Ensure your help center includes a robust search feature. This allows customers to quickly find the information they need by entering keywords or phrases related to their issue. A powerful search function can significantly enhance the user experience by delivering relevant results promptly.

Multilingual Support

If your customer base is global or multilingual, consider offering support content in multiple languages. This could be a big project based on your organization's size, especially for live chat support. 

However, AI translation tools like Google Translate and Deepl are pretty advanced at translating and localization — and could be used for translating help center articles or creating tutorials in different languages.

Analytics and Tracking

Implement analytics tools to monitor user behavior within your help center.
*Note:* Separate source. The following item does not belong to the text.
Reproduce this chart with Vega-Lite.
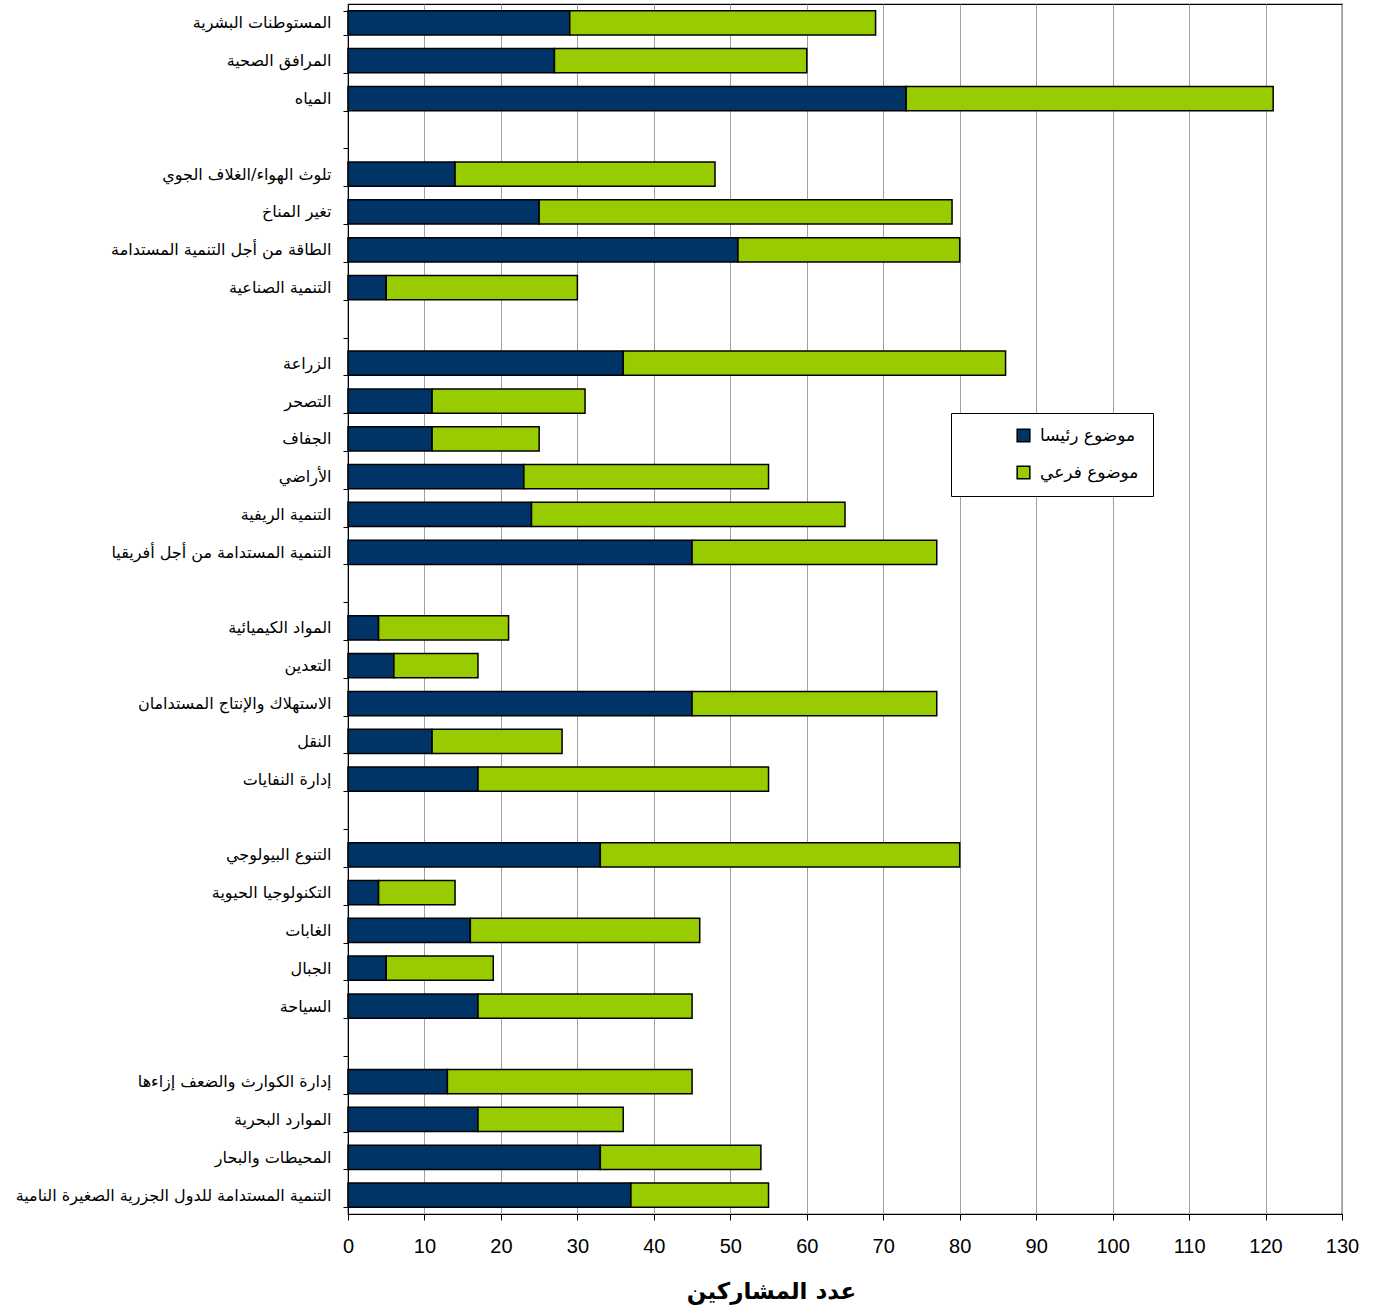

Tracking user interactions, search queries, and navigation patterns can provide valuable insights into which topics are most relevant to your audience.

Use this data to refine your content and optimize the help center's effectivenes — including what other content types you can use to help customers in addition to standard articles.

The customer is always…helped. 

A well-structured customer support help center is a valuable asset for any business aiming to provide excellent customer service. Prioritizing your help center's development and maintenance will ultimately lead to higher customer satisfaction and loyalty, setting your business on a path to success in today's competitive landscape.